- "Snackfection," a term coined by sweets and snacks producer Hershey, is at the heart of a "significant innovation" set for a fourth-quarter launch, John P. Bilbrey, Hershey chairman, president and CEO said on an earnings call last week.
- This particular snackfection could be the combination of snacks and confections that integrate characteristics like sweetness, saltiness and texture from a wide range of ingredients, such as chocolate, nuts, fruit, seeds and cookies pieces, to create new products that cross category lines.

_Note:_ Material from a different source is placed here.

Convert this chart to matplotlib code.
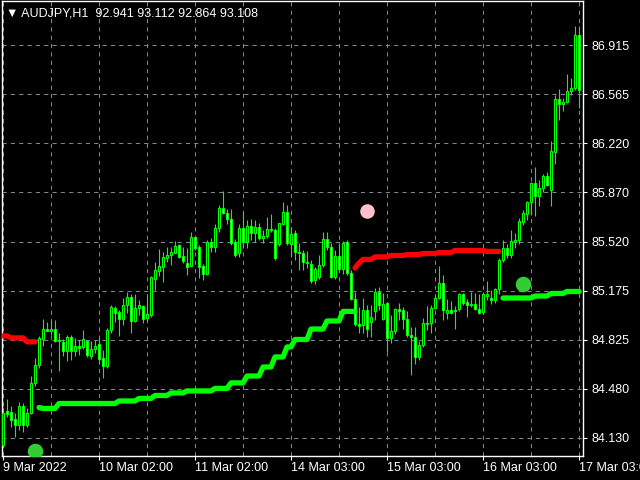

- Bilbrey said that Hershey tends to focus on "sticky innovation," or "innovation that lasts." That innovation itself becomes a platform and "allows you then to expand even across brands because you’ve identified a need state that is really important," he said.
The commitment to "snackfection" and consumers' demands for more complex textures has already been apparent in Hershey's acquisitive growth in addition to internal innovation investments.

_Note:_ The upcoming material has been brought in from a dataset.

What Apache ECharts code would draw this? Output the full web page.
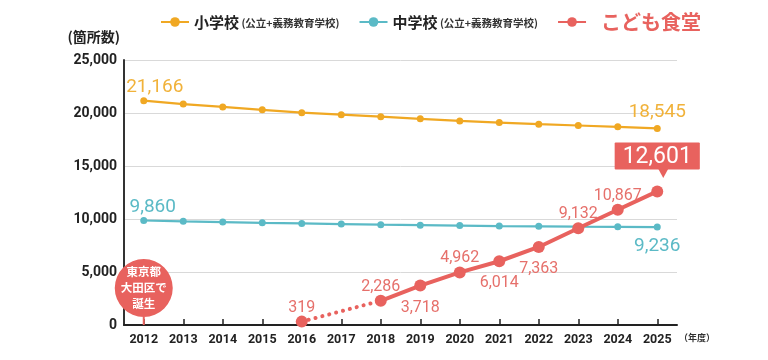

Earlier this year, Hershey announced its acquisition of barkTHINS, a premium snacking chocolate brand that combines chocolate with ingredients like almonds, coconut and pretzels. In time for last year's holiday season, Hershey also launched Hershey's Kisses Deluxe, which added complexity to conventional Hershey's Kisses by incorporating a hazelnut center and rice crisps in the chocolate.
It's notable that Hershey has teased its upcoming "significant innovation" in the realm of snackfection well before its anticipated fourth-quarter launch.
The early announcement of new products can have mixed results. Campbell and Keurig announced a partnership to create Campbell's soup K-Cups about two years before the product actually debuted, when growth for single-serve beverages was surging. But Campbell ended up discontinuing the product less than a year later, in part because consumer sentiment toward the perceived wastefulness of single-serve packaging had begun to take hold by the time the product finally launched.
On the other hand, pre-merger Kraft Foods announced in April 2015 that it would remove artificial colors and flavors from its iconic Kraft Macaroni and Cheese brand. It did not re-announce the product's actual debut in stores, choosing instead to quietly release the reformulated product in December. It wasn't until March that Kraft Heinz announced it had released the new version of the product to stores, undetected by consumers or the media.
The key for Hershey's success with this new innovation will rely on just how relevant and broadly impacting a trend like snackfection might be. Considering separately the fast growth of snack foods and the continued growth of indulgent products like chocolate, the combination of the two segments could have the desired flavor and texture impact and figurative stickiness Hershey is after.